### Goal of the exercise
Emit the data below verbatim, stripping out any pictures.

------------------------------------------------

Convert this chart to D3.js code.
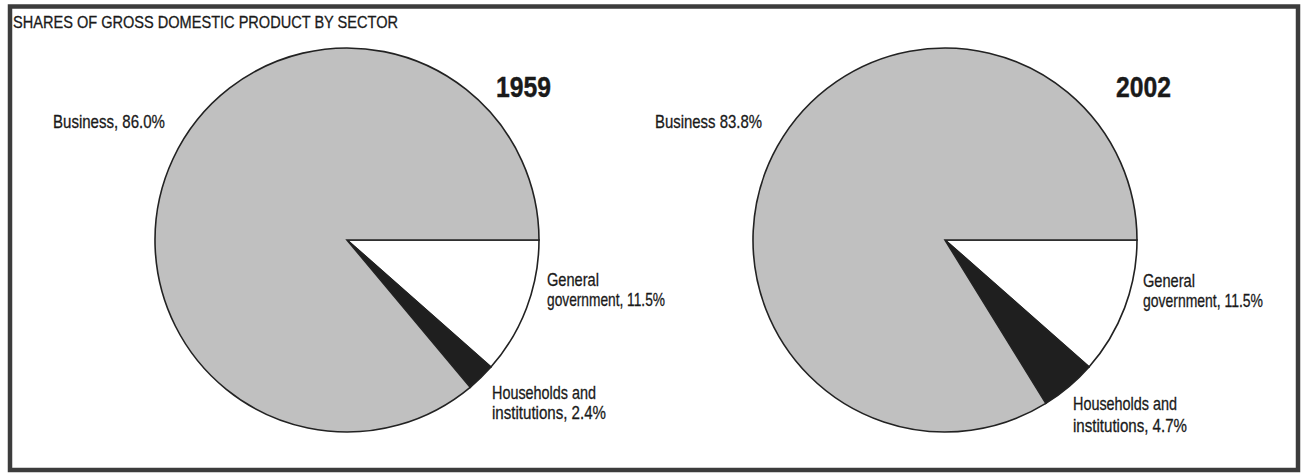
<!DOCTYPE html>
<html><head><meta charset="utf-8">
<script src="https://cdn.jsdelivr.net/npm/d3@7/dist/d3.min.js"></script>
<style>html,body{margin:0;padding:0;background:#fff;}svg{display:block;}</style>
</head><body>
<svg id="c" width="1302" height="474"></svg>
<script>
const title = "SHARES OF GROSS DOMESTIC PRODUCT BY SECTOR";
const sectors = ["General government", "Households and institutions", "Business"];
const years = ["1959", "2002"];
const values1959 = [11.5, 2.4, 86.0];
const values2002 = [11.5, 4.7, 83.8];
const labels1959 = [["General", "government, 11.5%"], ["Households and", "institutions, 2.4%"], ["Business, 86.0%"]];
const labels2002 = [["General", "government, 11.5%"], ["Households and", "institutions, 4.7%"], ["Business 83.8%"]];
const colors = ["#ffffff", "#1f1f1f", "#c0c0c0"];

const svg = d3.select("#c");
svg.append("rect").attr("x", 10).attr("y", 6.5).attr("width", 1288).attr("height", 463.5)
  .attr("fill", "#fff").attr("stroke", "#3c3c3c").attr("stroke-width", 4.5);

const font = "Liberation Sans, Arial, sans-serif";
svg.append("text").attr("x", 13).attr("y", 28).text(title)
  .attr("font-family", font).attr("font-size", 17)
  .attr("textLength", 385).attr("lengthAdjust", "spacingAndGlyphs")
  .attr("fill", "#1a1a1a").attr("stroke", "#1a1a1a").attr("stroke-width", 0.3);

const R = 192;
const pies = [
  {year: years[0], values: values1959, labels: labels1959, cx: 347, cy: 240,
   yearPos: [496, 97, 55],
   labelPos: [[547, 286, 20, [52, 118]], [492, 399, 19.5, [104, 114]], [53, 128, 0, [112]]]},
  {year: years[1], values: values2002, labels: labels2002, cx: 945, cy: 240,
   yearPos: [1116, 97, 55],
   labelPos: [[1143, 287, 20, [52, 120]], [1073, 410, 21.5, [104, 114]], [655, 128, 0, [107]]]}
];

const pie = d3.pie().sort(null).value(d => d).startAngle(Math.PI / 2).endAngle(Math.PI / 2 + 2 * Math.PI);
const arc = d3.arc().innerRadius(0).outerRadius(R);

pies.forEach(p => {
  const g = svg.append("g").attr("transform", `translate(${p.cx},${p.cy})`);
  const total = d3.sum(p.values);
  g.selectAll("path").data(pie(p.values.map(v => v / total * 100))).join("path")
    .attr("d", arc).attr("fill", (d, i) => colors[i])
    .attr("stroke", "#222").attr("stroke-width", 1.6).attr("stroke-linejoin", "miter");

  svg.append("text").attr("x", p.yearPos[0]).attr("y", p.yearPos[1]).text(p.year)
    .attr("font-family", font).attr("font-weight", "bold").attr("font-size", 29)
    .attr("textLength", p.yearPos[2]).attr("lengthAdjust", "spacingAndGlyphs")
    .attr("fill", "#1a1a1a").attr("stroke", "#1a1a1a").attr("stroke-width", 0.4);

  p.labels.forEach((lines, i) => {
    const [x, y, dy, widths] = p.labelPos[i];
    lines.forEach((line, j) => {
      svg.append("text").attr("x", x).attr("y", y + j * dy).text(line)
        .attr("font-family", font).attr("font-size", 18.5)
        .attr("fill", "#1a1a1a").attr("stroke", "#1a1a1a").attr("stroke-width", 0.3)
        .attr("textLength", widths[j]).attr("lengthAdjust", "spacingAndGlyphs");
    });
  });
});
</script>
</body></html>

------------------------------------------------

### Finished exercise
Convert this chart to D3.js code.
<!DOCTYPE html>
<html><head><meta charset="utf-8">
<script src="https://cdn.jsdelivr.net/npm/d3@7/dist/d3.min.js"></script>
<style>html,body{margin:0;padding:0;background:#fff;}svg{display:block;}</style>
</head><body>
<svg id="c" width="1302" height="474"></svg>
<script>
const title = "SHARES OF GROSS DOMESTIC PRODUCT BY SECTOR";
const sectors = ["General government", "Households and institutions", "Business"];
const years = ["1959", "2002"];
const values1959 = [11.5, 2.4, 86.0];
const values2002 = [11.5, 4.7, 83.8];
const labels1959 = [["General", "government, 11.5%"], ["Households and", "institutions, 2.4%"], ["Business, 86.0%"]];
const labels2002 = [["General", "government, 11.5%"], ["Households and", "institutions, 4.7%"], ["Business 83.8%"]];
const colors = ["#ffffff", "#1f1f1f", "#c0c0c0"];

const svg = d3.select("#c");
svg.append("rect").attr("x", 10).attr("y", 6.5).attr("width", 1288).attr("height", 463.5)
  .attr("fill", "#fff").attr("stroke", "#3c3c3c").attr("stroke-width", 4.5);

const font = "Liberation Sans, Arial, sans-serif";
svg.append("text").attr("x", 13).attr("y", 28).text(title)
  .attr("font-family", font).attr("font-size", 17)
  .attr("textLength", 385).attr("lengthAdjust", "spacingAndGlyphs")
  .attr("fill", "#1a1a1a").attr("stroke", "#1a1a1a").attr("stroke-width", 0.3);

const R = 192;
const pies = [
  {year: years[0], values: values1959, labels: labels1959, cx: 347, cy: 240,
   yearPos: [496, 97, 55],
   labelPos: [[547, 286, 20, [52, 118]], [492, 399, 19.5, [104, 114]], [53, 128, 0, [112]]]},
  {year: years[1], values: values2002, labels: labels2002, cx: 945, cy: 240,
   yearPos: [1116, 97, 55],
   labelPos: [[1143, 287, 20, [52, 120]], [1073, 410, 21.5, [104, 114]], [655, 128, 0, [107]]]}
];

const pie = d3.pie().sort(null).value(d => d).startAngle(Math.PI / 2).endAngle(Math.PI / 2 + 2 * Math.PI);
const arc = d3.arc().innerRadius(0).outerRadius(R);

pies.forEach(p => {
  const g = svg.append("g").attr("transform", `translate(${p.cx},${p.cy})`);
  const total = d3.sum(p.values);
  g.selectAll("path").data(pie(p.values.map(v => v / total * 100))).join("path")
    .attr("d", arc).attr("fill", (d, i) => colors[i])
    .attr("stroke", "#222").attr("stroke-width", 1.6).attr("stroke-linejoin", "miter");

  svg.append("text").attr("x", p.yearPos[0]).attr("y", p.yearPos[1]).text(p.year)
    .attr("font-family", font).attr("font-weight", "bold").attr("font-size", 29)
    .attr("textLength", p.yearPos[2]).attr("lengthAdjust", "spacingAndGlyphs")
    .attr("fill", "#1a1a1a").attr("stroke", "#1a1a1a").attr("stroke-width", 0.4);

  p.labels.forEach((lines, i) => {
    const [x, y, dy, widths] = p.labelPos[i];
    lines.forEach((line, j) => {
      svg.append("text").attr("x", x).attr("y", y + j * dy).text(line)
        .attr("font-family", font).attr("font-size", 18.5)
        .attr("fill", "#1a1a1a").attr("stroke", "#1a1a1a").attr("stroke-width", 0.3)
        .attr("textLength", widths[j]).attr("lengthAdjust", "spacingAndGlyphs");
    });
  });
});
</script>
</body></html>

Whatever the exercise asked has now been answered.